Home-baked bread certainly provides a wider variety of better tastes. Making something yourself is usually a very fulfilling adventure. You don't have to worry that some of the shortcuts taken by bulk producers may not be so good for health. And I can't think of a better way to poke a stick in the eye of big business.

But most experience is, when a complete and accurate account of all costs is made, saving money over what you could buy in the grocery store is not justification for baking bread at home. Just ask anyone who's tried to actually make money selling at something like a Farmers' Market at prices that are competetive with storebought.

(Of course if the cost of your time is "free", that could skew the accounting. The cost of baking tools [both one-time things like specialty mixers, couche cloth, steam gadgets, etc. - and recurring costs like parchment paper, tinfoil, etc.] contributes something too. Even the tap water that both liquifies the flour and washes the bowls costs something. And when I run amok in the kitchen as I so frequently do searching for a "different" flavor or an "unusual" component, my ingredients cost seldom stays below 25 cents per loaf.)

booch221's picture
booch221

But most experience is, when a complete and accurate account of all costs is made, saving money over what you could buy in the grocery store is not justification for baking bread at home.

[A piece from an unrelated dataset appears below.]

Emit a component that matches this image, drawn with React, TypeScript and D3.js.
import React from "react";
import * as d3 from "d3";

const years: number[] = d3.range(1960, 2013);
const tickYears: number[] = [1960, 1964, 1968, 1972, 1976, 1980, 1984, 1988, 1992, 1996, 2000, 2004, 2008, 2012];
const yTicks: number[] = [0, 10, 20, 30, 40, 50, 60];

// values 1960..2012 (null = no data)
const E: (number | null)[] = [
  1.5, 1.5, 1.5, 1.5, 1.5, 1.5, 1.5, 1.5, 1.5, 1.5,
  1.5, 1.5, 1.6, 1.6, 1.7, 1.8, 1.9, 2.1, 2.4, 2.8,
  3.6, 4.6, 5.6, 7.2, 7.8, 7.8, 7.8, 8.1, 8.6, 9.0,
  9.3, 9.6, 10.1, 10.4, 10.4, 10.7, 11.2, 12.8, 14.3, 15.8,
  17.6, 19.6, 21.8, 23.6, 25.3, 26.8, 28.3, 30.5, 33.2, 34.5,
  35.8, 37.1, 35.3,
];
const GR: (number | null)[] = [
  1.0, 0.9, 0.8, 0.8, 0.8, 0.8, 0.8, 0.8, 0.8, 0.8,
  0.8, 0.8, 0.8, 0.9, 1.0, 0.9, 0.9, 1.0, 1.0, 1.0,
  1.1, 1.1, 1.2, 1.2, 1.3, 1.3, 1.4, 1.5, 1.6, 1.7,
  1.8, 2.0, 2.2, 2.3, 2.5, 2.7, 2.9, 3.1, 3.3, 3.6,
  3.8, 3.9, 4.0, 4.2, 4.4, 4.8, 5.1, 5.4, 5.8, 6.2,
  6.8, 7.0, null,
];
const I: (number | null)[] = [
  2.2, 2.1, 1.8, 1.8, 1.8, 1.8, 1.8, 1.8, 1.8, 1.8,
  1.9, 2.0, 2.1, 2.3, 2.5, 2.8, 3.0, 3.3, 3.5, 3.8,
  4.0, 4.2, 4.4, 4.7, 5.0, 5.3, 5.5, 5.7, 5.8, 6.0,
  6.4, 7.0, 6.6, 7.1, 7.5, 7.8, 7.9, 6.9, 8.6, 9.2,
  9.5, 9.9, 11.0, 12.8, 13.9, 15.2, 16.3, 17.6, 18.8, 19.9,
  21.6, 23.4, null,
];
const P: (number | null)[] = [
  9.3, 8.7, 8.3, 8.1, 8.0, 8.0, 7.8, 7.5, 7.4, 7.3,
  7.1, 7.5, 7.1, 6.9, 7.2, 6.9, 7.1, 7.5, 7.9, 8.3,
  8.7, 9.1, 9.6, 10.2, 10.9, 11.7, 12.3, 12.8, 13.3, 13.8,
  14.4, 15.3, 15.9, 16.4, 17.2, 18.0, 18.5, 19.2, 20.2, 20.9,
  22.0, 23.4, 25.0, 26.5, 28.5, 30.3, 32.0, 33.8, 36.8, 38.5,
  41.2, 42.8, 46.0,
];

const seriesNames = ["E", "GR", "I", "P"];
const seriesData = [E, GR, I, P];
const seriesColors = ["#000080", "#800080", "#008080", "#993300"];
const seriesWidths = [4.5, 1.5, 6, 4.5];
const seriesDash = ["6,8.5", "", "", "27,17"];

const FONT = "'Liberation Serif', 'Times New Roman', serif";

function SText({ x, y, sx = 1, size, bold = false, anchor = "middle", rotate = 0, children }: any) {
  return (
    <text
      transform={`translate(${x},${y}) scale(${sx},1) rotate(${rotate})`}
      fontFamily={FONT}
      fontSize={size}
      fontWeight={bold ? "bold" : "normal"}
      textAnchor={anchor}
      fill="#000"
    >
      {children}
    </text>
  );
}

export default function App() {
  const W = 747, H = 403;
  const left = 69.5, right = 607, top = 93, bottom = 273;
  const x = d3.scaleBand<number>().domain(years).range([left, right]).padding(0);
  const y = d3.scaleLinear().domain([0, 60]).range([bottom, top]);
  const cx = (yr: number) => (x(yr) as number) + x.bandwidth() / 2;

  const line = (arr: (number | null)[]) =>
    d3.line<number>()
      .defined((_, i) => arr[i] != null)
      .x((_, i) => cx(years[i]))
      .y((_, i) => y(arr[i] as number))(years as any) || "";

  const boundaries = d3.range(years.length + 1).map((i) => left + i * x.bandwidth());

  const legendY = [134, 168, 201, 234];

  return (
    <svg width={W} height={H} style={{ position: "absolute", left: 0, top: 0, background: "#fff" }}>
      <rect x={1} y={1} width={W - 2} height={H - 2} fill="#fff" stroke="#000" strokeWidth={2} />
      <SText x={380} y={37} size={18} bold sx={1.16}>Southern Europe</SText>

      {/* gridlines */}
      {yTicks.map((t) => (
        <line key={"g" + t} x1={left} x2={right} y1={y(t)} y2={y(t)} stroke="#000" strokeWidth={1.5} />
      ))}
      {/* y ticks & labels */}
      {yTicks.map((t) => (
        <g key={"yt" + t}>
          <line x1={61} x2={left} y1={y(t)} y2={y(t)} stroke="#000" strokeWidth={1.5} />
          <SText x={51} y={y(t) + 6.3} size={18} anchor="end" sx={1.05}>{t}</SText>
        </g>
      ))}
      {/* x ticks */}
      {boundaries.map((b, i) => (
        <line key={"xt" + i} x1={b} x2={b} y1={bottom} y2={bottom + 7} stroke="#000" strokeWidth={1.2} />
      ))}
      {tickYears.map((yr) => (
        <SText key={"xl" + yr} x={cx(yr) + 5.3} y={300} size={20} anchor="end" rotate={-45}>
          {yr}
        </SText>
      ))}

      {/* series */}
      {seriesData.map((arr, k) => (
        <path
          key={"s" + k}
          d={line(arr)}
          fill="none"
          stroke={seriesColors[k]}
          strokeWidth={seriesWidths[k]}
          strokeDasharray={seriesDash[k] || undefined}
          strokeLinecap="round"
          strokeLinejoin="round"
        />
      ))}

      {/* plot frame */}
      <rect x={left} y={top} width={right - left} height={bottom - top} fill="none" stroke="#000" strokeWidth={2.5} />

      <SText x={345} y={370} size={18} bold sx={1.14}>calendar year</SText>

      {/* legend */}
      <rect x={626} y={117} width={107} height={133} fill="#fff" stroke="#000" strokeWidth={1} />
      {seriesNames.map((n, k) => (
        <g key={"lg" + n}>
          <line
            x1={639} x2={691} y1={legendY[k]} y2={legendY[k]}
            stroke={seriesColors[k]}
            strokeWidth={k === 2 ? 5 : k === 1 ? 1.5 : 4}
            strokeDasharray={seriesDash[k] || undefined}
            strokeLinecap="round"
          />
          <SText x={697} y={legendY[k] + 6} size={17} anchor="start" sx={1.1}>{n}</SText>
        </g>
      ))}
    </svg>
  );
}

I hear you. I just thought of saving money as an added benefit. I'm saving money baking at home--just not as much as I thought. I never expected electricity to be such a big expense. The supermarket where I shop charges $2.50 for a six ounce Ciabatta. I can go to Costco and get them far cheaper, and it's pretty decent, but there's so much I have to freeze it, which degrades the product.  I love baking at home, and would probably continue, even if it cost more than the store bought.


booch221's picture
booch221

Thanks for the recipe. I will give this a try...

But I need to translate it from Brit to Yank.

I assume  Strong Wholemeal Bread Flour is whole wheat flour?

Easy Blend Yeast is instant or rapid-rise?

And kitchen paper is what we call paper towels?